Conference “Current Challenges for Germany’s European Policy: Deepening, Widening, Neighbourhood”

On September 25/26 Institut für Europäische Politik organised an academic conference in cooper­ation with the Arbeit­skreis Europäische Integration. More than 50 academics and practi­tioners gathered in Berlin in order to discuss the “Current Challenges for Germany’s European Policy: Deepening, Widening, Neigh­bourhood“. During the first panel potential further strategies for reforming the EU’s political system were discussed. All panelists including members from the Spinelli Group, and the Glienicker Gruppe agreed that the Lisbon Treaty provided an appro­priate legal framework for current challenges and demanded full exploitation of its text. Ideas were exchanged on the question of how to deal with increasing hetero­geneity among the EU Member States and necessary reforms of EU insti­tu­tions in order to increase their democ­ratic legit­imacy. The second panel dealt with the reforms of the Economic and Monetary Union. Given that the crisis management within the Eurozone was perceived successful so far, the panelists focused on questions of how to increase the EU’s compet­i­tiveness and of how to guarantee liability of future national economic reforms. The future role of the EU’s enlargement policy as a foreign policy tool was discussed during the conference’s third panel. Enlargement policy was defined to represent an integration rather than a foreign policy tool of the EU. This means that it needed to be comple­mented by foreign policy initia­tives. In light of these consid­er­a­tions the precon­di­tions for a successful enlargement policy were debated. The conference concluded with discus­sions on the European Neigh­bourhood Policy (ENP). This debate was guided by the question of whether the general principles of the ENP needed redef­i­n­ition.

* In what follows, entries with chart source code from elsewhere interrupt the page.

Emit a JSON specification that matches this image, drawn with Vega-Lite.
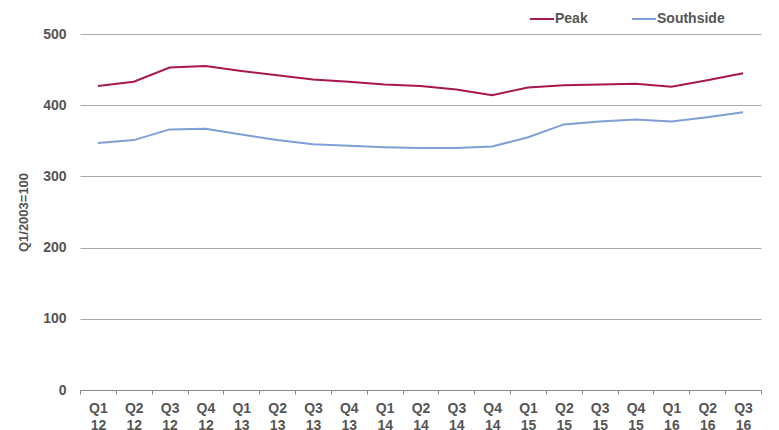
{
  "$schema": "https://vega.github.io/schema/vega-lite/v6.json",
  "width": 681,
  "height": 356,
  "autosize": {"type": "none"},
  "padding": {"left": 80, "top": 34, "right": 18, "bottom": 40},
  "background": "white",
  "config": {
    "view": {"stroke": null},
    "font": "Liberation Sans"
  },
  "data": {
    "values": [
      {"quarter": "Q1 12", "series": "Peak", "value": 427},
      {"quarter": "Q2 12", "series": "Peak", "value": 433},
      {"quarter": "Q3 12", "series": "Peak", "value": 453},
      {"quarter": "Q4 12", "series": "Peak", "value": 455},
      {"quarter": "Q1 13", "series": "Peak", "value": 448},
      {"quarter": "Q2 13", "series": "Peak", "value": 442},
      {"quarter": "Q3 13", "series": "Peak", "value": 436},
      {"quarter": "Q4 13", "series": "Peak", "value": 433},
      {"quarter": "Q1 14", "series": "Peak", "value": 429},
      {"quarter": "Q2 14", "series": "Peak", "value": 427},
      {"quarter": "Q3 14", "series": "Peak", "value": 422},
      {"quarter": "Q4 14", "series": "Peak", "value": 414},
      {"quarter": "Q1 15", "series": "Peak", "value": 425},
      {"quarter": "Q2 15", "series": "Peak", "value": 428},
      {"quarter": "Q3 15", "series": "Peak", "value": 429},
      {"quarter": "Q4 15", "series": "Peak", "value": 430},
      {"quarter": "Q1 16", "series": "Peak", "value": 426},
      {"quarter": "Q2 16", "series": "Peak", "value": 435},
      {"quarter": "Q3 16", "series": "Peak", "value": 445},
      {"quarter": "Q1 12", "series": "Southside", "value": 347},
      {"quarter": "Q2 12", "series": "Southside", "value": 351},
      {"quarter": "Q3 12", "series": "Southside", "value": 366},
      {"quarter": "Q4 12", "series": "Southside", "value": 367},
      {"quarter": "Q1 13", "series": "Southside", "value": 359},
      {"quarter": "Q2 13", "series": "Southside", "value": 351},
      {"quarter": "Q3 13", "series": "Southside", "value": 345},
      {"quarter": "Q4 13", "series": "Southside", "value": 343},
      {"quarter": "Q1 14", "series": "Southside", "value": 341},
      {"quarter": "Q2 14", "series": "Southside", "value": 340},
      {"quarter": "Q3 14", "series": "Southside", "value": 340},
      {"quarter": "Q4 14", "series": "Southside", "value": 342},
      {"quarter": "Q1 15", "series": "Southside", "value": 355},
      {"quarter": "Q2 15", "series": "Southside", "value": 373},
      {"quarter": "Q3 15", "series": "Southside", "value": 377},
      {"quarter": "Q4 15", "series": "Southside", "value": 380},
      {"quarter": "Q1 16", "series": "Southside", "value": 377},
      {"quarter": "Q2 16", "series": "Southside", "value": 383},
      {"quarter": "Q3 16", "series": "Southside", "value": 390}
    ]
  },
  "mark": {"type": "line", "strokeWidth": 2},
  "encoding": {
    "x": {
      "field": "quarter",
      "type": "ordinal",
      "sort": null,
      "scale": {"type": "band", "paddingInner": 0, "paddingOuter": 0},
      "axis": {
        "title": null,
        "labelAngle": 0,
        "labelExpr": "split(datum.label, ' ')",
        "labelLineHeight": 17,
        "labelFontSize": 14,
        "labelFontWeight": "bold",
        "labelColor": "#555555",
        "labelPadding": 7,
        "tickBand": "extent",
        "tickSize": 4,
        "tickColor": "#888888",
        "domainColor": "#888888",
        "grid": false
      }
    },
    "y": {
      "field": "value",
      "type": "quantitative",
      "scale": {"domain": [0, 500]},
      "axis": {
        "title": "Q1/2003=100",
        "titleFontSize": 13,
        "titleFontWeight": "bold",
        "titleColor": "#555555",
        "titlePadding": 12,
        "values": [0, 100, 200, 300, 400, 500],
        "labelFontSize": 14,
        "labelFontWeight": "bold",
        "labelColor": "#555555",
        "labelPadding": 14,
        "domain": false,
        "ticks": false,
        "grid": true,
        "gridColor": "#aaaaaa",
        "gridWidth": 1
      }
    },
    "color": {
      "field": "series",
      "type": "nominal",
      "scale": {"domain": ["Peak", "Southside"], "range": ["#a8174f", "#7f9fd6"]},
      "legend": {
        "title": null,
        "orient": "none",
        "direction": "horizontal",
        "legendX": 449,
        "legendY": -28,
        "symbolType": "stroke",
        "symbolSize": 576,
        "symbolStrokeWidth": 2,
        "labelFontSize": 14,
        "labelFontWeight": "bold",
        "labelColor": "#555555",
        "labelOffset": 0,
        "columnPadding": 40
      }
    }
  }
}
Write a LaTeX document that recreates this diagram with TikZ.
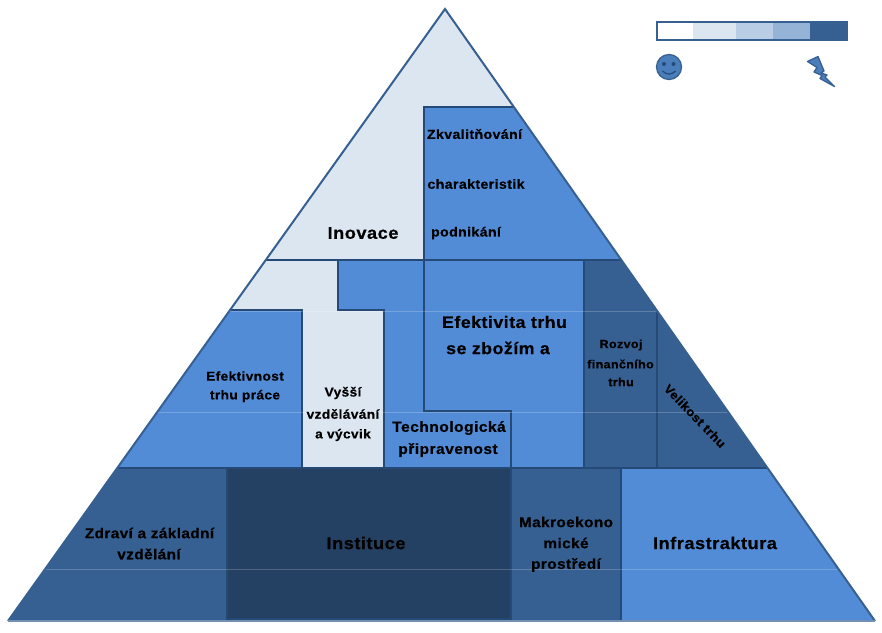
\documentclass[tikz,border=0pt]{standalone}
\usepackage{fontspec}
\setmainfont[FakeStretch=1.07,LetterSpace=3,BoldFeatures={FakeBold=0.5}]{Liberation Sans}
\definecolor{pale}{HTML}{DCE6F1}
\definecolor{midblue}{HTML}{538CD6}
\definecolor{steel}{HTML}{376092}
\definecolor{navy}{HTML}{244062}
\definecolor{edge}{HTML}{254A78}
\definecolor{band2}{HTML}{B9CDE5}
\definecolor{band3}{HTML}{95B3D7}
\definecolor{smile}{HTML}{4A7EBB}
\tikzset{
  lab/.style={font=\bfseries\fontsize{#1}{#1}\selectfont,text=black,inner sep=0pt,anchor=center},
  cell/.style={draw=edge,line width=1.6pt,line join=miter},
  glow/.style={draw=white,opacity=.2,line width=1pt},
  rim/.style={draw=steel,line width=2pt,line join=miter}
}
\begin{document}
\begin{tikzpicture}[x=1pt,y=-1pt]
\useasboundingbox (0,0) rectangle (882,632);
\fill[white] (0,0) rectangle (882,632);
\begin{scope}
\clip (445,9) -- (875,621) -- (8,621) -- cycle;
% pale ground
\fill[pale] (0,0) rectangle (882,470);
% top row
\path[cell,fill=midblue] (424,107) -- (560,107) -- (660,260) -- (424,260) -- cycle;
\draw[cell] (200,260) -- (424,260);
% middle row
\path[cell,fill=midblue] (100,310) -- (302,310) -- (302,468) -- (100,468) -- cycle;
\path[cell,fill=midblue] (338,260) -- (424,260) -- (424,411) -- (511,411) -- (511,468) -- (384,468) -- (384,310) -- (338,310) -- cycle;
\path[cell,fill=midblue] (424,260) -- (584,260) -- (584,468) -- (511,468) -- (511,411) -- (424,411) -- cycle;
\path[cell,fill=steel] (584,260) -- (660,260) -- (800,468) -- (584,468) -- cycle;
\draw[cell] (657,310) -- (657,468);
% bottom row
\path[cell,fill=steel] (0,468) -- (227,468) -- (227,630) -- (0,630) -- cycle;
\path[draw=edge!80!navy,line width=1.2pt,fill=navy] (227,468) -- (511,468) -- (511,619) -- (227,619) -- cycle;
\path[cell,fill=steel] (511,468) -- (621,468) -- (621,630) -- (511,630) -- cycle;
\path[cell,fill=midblue] (621,468) -- (882,468) -- (882,630) -- (621,630) -- cycle;
% faint bands
\draw[glow] (0,311) -- (882,311);
\draw[glow] (0,412) -- (882,412);
\draw[glow] (0,569) -- (882,569);
\end{scope}
\draw[rim] (8,621) -- (445,9) -- (875,621);
\draw[draw=steel!70,line width=1.2pt] (8,621) -- (875,621);
% labels
\node[lab=13.2] (zk) at (474.5,134) {Zkvalitňování};
\node[lab=13.2] (ch) at (476,184) {charakteristik};
\node[lab=13.2] (po) at (466,233) {podnikání};
\node[lab=17] (in) at (363,233) {Inovace};
\node[lab=16.6] (ef1) at (504.5,322) {Efektivita trhu};
\node[lab=16.6] (ef2) at (498,348) {se zbožím a};
\node[lab=12.8] (ep1) at (245,376) {Efektivnost};
\node[lab=12.8] (ep2) at (245,396) {trhu práce};
\node[lab=12.8] (vy1) at (343,393) {Vyšší};
\node[lab=12.8] (vy2) at (343,414) {vzdělávání};
\node[lab=12.8] (vy3) at (343,435) {a výcvik};
\node[lab=14.6] (te1) at (449,428) {Technologická};
\node[lab=14.6] (te2) at (448,450) {připravenost};
\node[lab=11.7] (ro1) at (621,345) {Rozvoj};
\node[lab=11.7] (ro2) at (620.5,364) {finančního};
\node[lab=11.7] (ro3) at (621,382) {trhu};
\node[lab=12.2,rotate=-46] (ve) at (695,416) {Velikost trhu};
\node[lab=14.3] (zd1) at (149.5,533) {Zdraví a základní};
\node[lab=14.3] (zd2) at (149,554) {vzdělání};
\node[lab=17] (is) at (366,543) {Instituce};
\node[lab=14.3] (ma1) at (566,522) {Makroekono};
\node[lab=14.3] (ma2) at (566,543) {mické};
\node[lab=14.3] (ma3) at (566,565) {prostředí};
\node[lab=17] (fr) at (715,543) {Infrastraktura};
% legend bar
\fill[white] (657,22) rectangle (693,40);
\fill[pale] (693,22) rectangle (736,40);
\fill[band2] (736,22) rectangle (773,40);
\fill[band3] (773,22) rectangle (810,40);
\fill[steel] (810,22) rectangle (847,40);
\draw[steel,line width=1.8pt] (657,22) rectangle (847,40);
% smiley
\draw[fill=smile,draw=steel,line width=1.3pt] (669,67) circle (12.5);
\fill[edge] (664,64) circle (2) (673.5,64) circle (2);
\draw[edge,line width=1.2pt] (662.5,71) .. controls (666,75) and (672,75) .. (675.5,71);
% lightning
\path[fill=smile,draw=steel,line width=1.3pt,line join=round] (807.5,61.5) -- (818,56.5) -- (824,71) -- (821,73) -- (827,75) -- (825,77) -- (834.5,86.5) -- (820,78.5) -- (822,75.5) -- (814,72) -- (817,67.5) -- cycle;
\end{tikzpicture}
\end{document}
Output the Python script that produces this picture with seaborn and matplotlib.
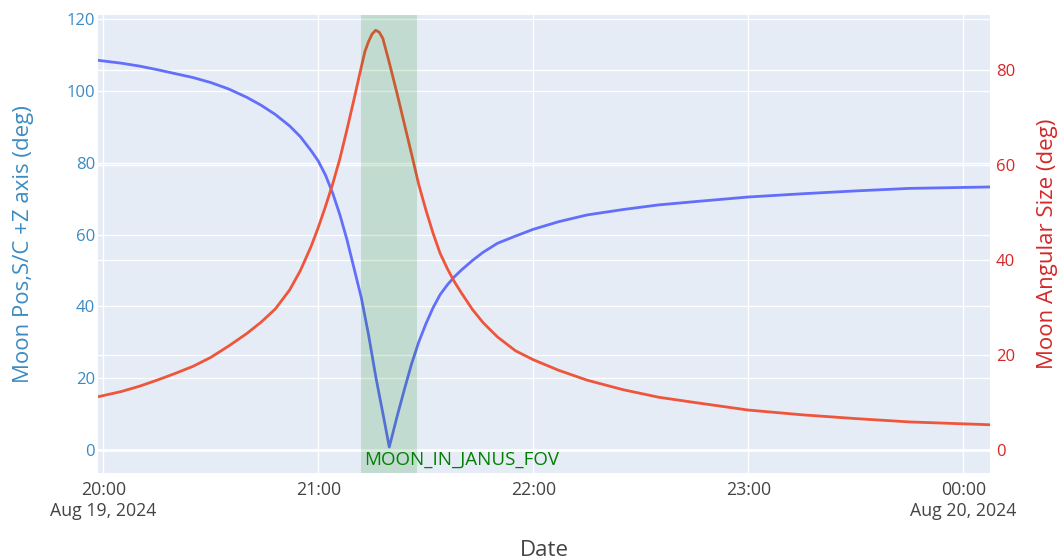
import pandas as pd
import matplotlib.pyplot as plt
import matplotlib.dates as mdates
import matplotlib.transforms as mtransforms
from matplotlib.ticker import FuncFormatter, MultipleLocator
import seaborn as sns

# minutes after 2024-08-19 20:00
minutes = [-1.5, 5, 10, 15, 20, 25, 30, 35, 40, 44, 48, 52, 55, 58, 60, 62, 64, 66, 68, 70,
           72, 73, 74, 75, 76, 77, 78, 79.8, 82, 84, 86, 88, 90, 92, 94, 96, 98, 100, 103, 106,
           110, 115, 120, 127, 135, 145, 155, 165, 180, 195, 210, 225, 247.5]
# angle between moon position and S/C +Z axis (deg)
moon_pos = [108.6, 107.8, 107.0, 106.0, 104.9, 103.8, 102.4, 100.6, 98.3, 96.1, 93.5, 90.3,
            87.3, 83.4, 80.5, 76.6, 71.6, 65.6, 58.6, 50.5, 42.4, 37.3, 32.2, 26.4, 20.6, 15.4,
            10.3, 0.8, 9.4, 16.8, 23.9, 30.0, 35.1, 39.6, 43.3, 46.0, 48.3, 50.2, 52.8, 55.1,
            57.6, 59.6, 61.5, 63.6, 65.5, 67.0, 68.3, 69.2, 70.5, 71.4, 72.2, 72.9, 73.3]
# moon angular size (deg)
moon_size = [11.2, 12.3, 13.4, 14.7, 16.1, 17.6, 19.5, 21.9, 24.5, 26.9, 29.7, 33.7, 37.8,
             42.9, 46.9, 51.3, 56.0, 61.3, 67.5, 74.0, 80.7, 83.9, 86.0, 87.6, 88.4, 88.0,
             86.7, 81.6, 75.0, 68.7, 62.4, 56.0, 50.6, 45.7, 41.4, 38.2, 35.4, 33.0, 29.6, 26.8,
             23.8, 20.9, 19.0, 16.8, 14.7, 12.7, 11.1, 10.0, 8.4, 7.4, 6.6, 5.9, 5.3]
fov_window = ['2024-08-19 21:12:00', '2024-08-19 21:27:30']
fov_label = 'MOON_IN_JANUS_FOV'

start = pd.Timestamp('2024-08-19 20:00')
df = pd.DataFrame({
    'Date': start + pd.to_timedelta(minutes, unit='min'),
    'pos': moon_pos,
    'size': moon_size,
})

sns.set_style('darkgrid', {'axes.facecolor': '#E5ECF6', 'grid.color': 'white'})
plt.rcParams['font.family'] = ['Open Sans', 'DejaVu Sans']

blue_txt = '#3b8bc2'
red_txt = '#d62728'

fig, ax = plt.subplots(figsize=(10.59, 5.59), dpi=100)
fig.subplots_adjust(left=0.0925, right=0.935, top=0.973, bottom=0.154)
ax2 = ax.twinx()

sns.lineplot(data=df, x='Date', y='pos', ax=ax, color='#636EFA', linewidth=2, zorder=3)
sns.lineplot(data=df, x='Date', y='size', ax=ax2, color='#EF553B', linewidth=2, zorder=3)

ax.set_xlim(df['Date'].iloc[0], df['Date'].iloc[-1])
ax.set_ylim(-6.4, 121.2)
ax2.set_ylim(-4.84, 91.6)
ax.yaxis.set_major_locator(MultipleLocator(20))
ax2.yaxis.set_major_locator(MultipleLocator(20))

# grid: left axis + x on ax, right-axis lines drawn on ax so they stay under the traces
ax.grid(True, color='white', linewidth=1)
ax.axhline(0, color='white', linewidth=2, zorder=1)
ax2.grid(False)
tr = mtransforms.blended_transform_factory(ax.transAxes, ax2.transData)
for v in ax2.get_yticks():
    if -4.84 < v < 91.6:
        ax.plot([0, 1], [v, v], transform=tr, color='white', linewidth=1, zorder=0.5)

# FOV band
t0, t1 = pd.to_datetime(fov_window)
ax2.axvspan(t0, t1, color='green', alpha=0.15, linewidth=0, zorder=5)
ax2.annotate(fov_label, xy=(mdates.date2num(t0), 0),
             xycoords=mtransforms.blended_transform_factory(ax2.transData, ax2.transAxes),
             xytext=(2, 3), textcoords='offset points', color='green', fontsize=13.5,
             ha='left', va='bottom', zorder=6)

# x axis
ax.xaxis.set_major_locator(mdates.HourLocator())
def fmt(x, pos):
    d = mdates.num2date(x)
    if d.hour in (20, 0):
        return d.strftime('%H:%M\n%b %d, %Y')
    return d.strftime('%H:%M')
ax.xaxis.set_major_formatter(FuncFormatter(fmt))

ax.tick_params(axis='x', length=0, pad=6, labelsize=12.8, colors='#444444')
ax.tick_params(axis='y', length=0, pad=2, labelsize=12, colors=blue_txt)
ax2.tick_params(axis='y', length=0, pad=4, labelsize=12, colors=red_txt)

ax.set_xlabel('Date', fontsize=16, color='#444444')
ax.set_ylabel('Moon Pos,S/C +Z axis (deg)', fontsize=16, color=blue_txt)
ax2.set_ylabel('Moon Angular Size (deg)', fontsize=16, color=red_txt)
ax.xaxis.set_label_coords(0.5, -0.146)
ax.yaxis.set_label_coords(-0.072, 0.5)
ax2.yaxis.set_label_coords(1.053, 0.5)

for a in (ax, ax2):
    for s in a.spines.values():
        s.set_visible(False)

plt.savefig('out.png', dpi=100)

In light of the latest devel­op­ments the panelists agreed that the ENP needed a differ­en­tiated approach and other global actors and their interests needed to be included in the consid­er­a­tions of how to stabilize the neigh­bourhood that currently repre­sented rather a ring of fire than a ring of friends.

The conference was completed by a dinner speech by Peter Altmaier, Head of the Federal Chancellery and Federal Minister of Special Tasks, and a concluding speech by Werner Hoyer, President of the European Investment Bank.

The conference was supported by the Federal Foreign Office and the European Commission.